Buying signals are clues that the mood has shifted and the other person is now ready to agree . . . or at least to be open to what you propose.
To clarify, a "buying signal" doesn't just mean readiness to purchase; it also includes readiness or openness to take interim steps along the way---such as to hear you out, to hear more, or to take the next step.
These buy signals may come as words, as facial expressions, even as body movements such as relaxing tension, leaning toward you or your product to see it better, and so forth.
Precisely what these buying signals consist of will depend to a large extent on the individual's own mannerisms. Nonetheless, we all share certain subconscious signals. Here are some buy signals to get you started; in time you will develop a sixth-sense for when the mood has changed.
■ Change in manner or tone. The other person may become more informal and relaxed in the way they sit or speak.
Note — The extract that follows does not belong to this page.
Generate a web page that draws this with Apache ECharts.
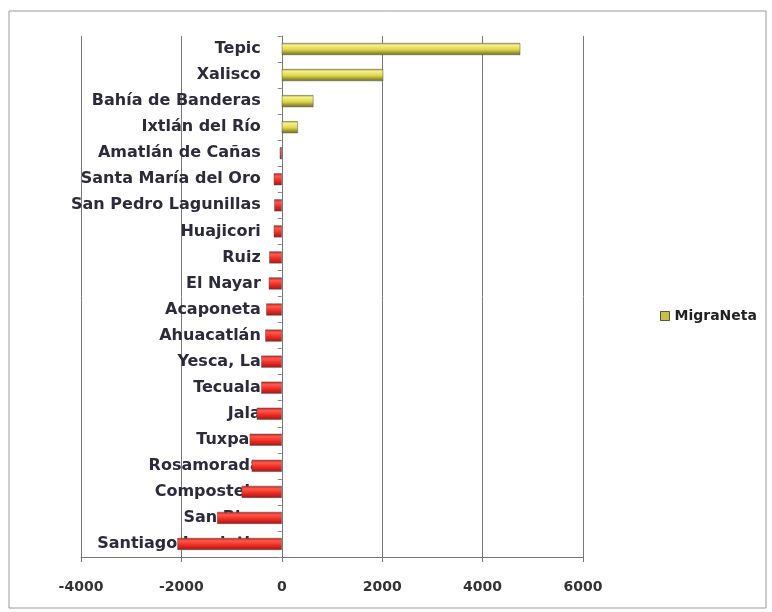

■ Questions are often subtle buying signals.
Watch for the switch from questions about the product (which are
basically looking for reasons to say No), to questions that relate to
practical things like where you are located, or when you can come in.
■ Some statements may be indirect buy signals. A Screen who says, "Our budget won't allow anything like that this quarter," is, consciously or not, likely telling you that you've won, and it's now just a matter of finding the right time when some budget dollars will be opening up.
■ Curiosity is itself a buying signal. Be attuned for subtle clues. If you're selling, for example, productivity improvement software for the office, the Screen might probe for reasons to say No. But the Screen might also be wanting to know more because he is very eager for a way of easing his own workload. Often, the difference will be perceptible in voice tone, energy, and enthusiasm -- perhaps even in the kinds of questions. If the questions are somewhat technical, that may be a clue that they have already begun looking for something like you offer.